The last day to register to vote is Feb. 11. You can register online at www.recorder.pima.gov/regvote.aspx or pick up a form at the Marana Municipal Complex, 11555 W. Civic Center Dr. For additional information, contact the Pima County Voter Registration office at 724-4330 or the Marana Town Clerk at 382-1960.

Ballots will be mailed beginning Feb. 14. If you make a mistake, lose or damage a ballot, the Marana Municipal Complex and Pima County Recorder’s Office (115 N. Church St.) are the only locations where you can use a replacement ballot. The Marana Municipal Complex hours are 8 am-5 pm from Feb. 15 through March 11, and on Election Day from 8 a.m.-7 p.m. The Pima County Recorder’s hours are 8 a.m.-5 p.m. from Feb. 14 through March 11 and on Election Day from 8 a.m.-7 p.m.

Forty Arizona cities and towns conduct all-ballot-by-mail elections. Those that have done so found that voter participation increased significantly. For example, turnout went from 6 percent to 60 percent in 2000 when Litchfield Park held its first all ballot by mail election. In 2003, Payson voter turnout went from 8 percent to 62 percent. Oro Valley’s voter turnout doubled as did Sahuarita’s. Two significant effects of all-ballot-by-mail elections is that scheduling and transportation issues associated with driving to the polls is minimized, and since all signatures are verified, voter fraud is reduced.
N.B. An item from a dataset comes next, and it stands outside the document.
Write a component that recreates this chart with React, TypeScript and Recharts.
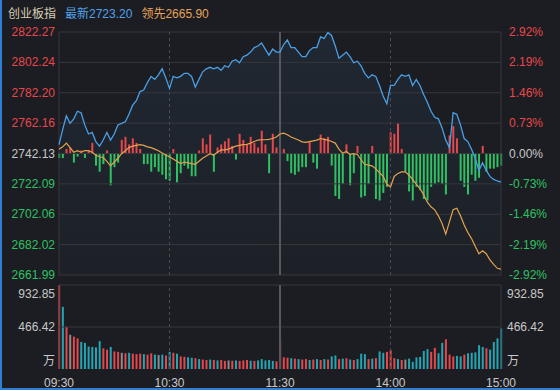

Casting early ballots has grown in popularity with Marana voters since 2007. In each primary and general election, the number of early ballots cast outnumbered the number cast at the polls. In the 2011 primary, 92 percent of ballots cast were early. In the 2011 general election, 97 percent of ballots cast were early. More than 70 percent of early ballots were returned within the first two weeks of being received.

Although the cost is nearly the same for all-ballot-by-mail elections and polling place elections, the numbers indicate that the value to the voter in an all ballot by mail election is in saving time and energy.

This year’s primary will be to elect four council members and to vote on two ballot measures. Council candidates are Patti Comerford, Kent Crotts, Herb Kai, Carol McGorray, David Morales, and Jon Post. The two ballot measures are related to Marana owning and operating its own wastewater system.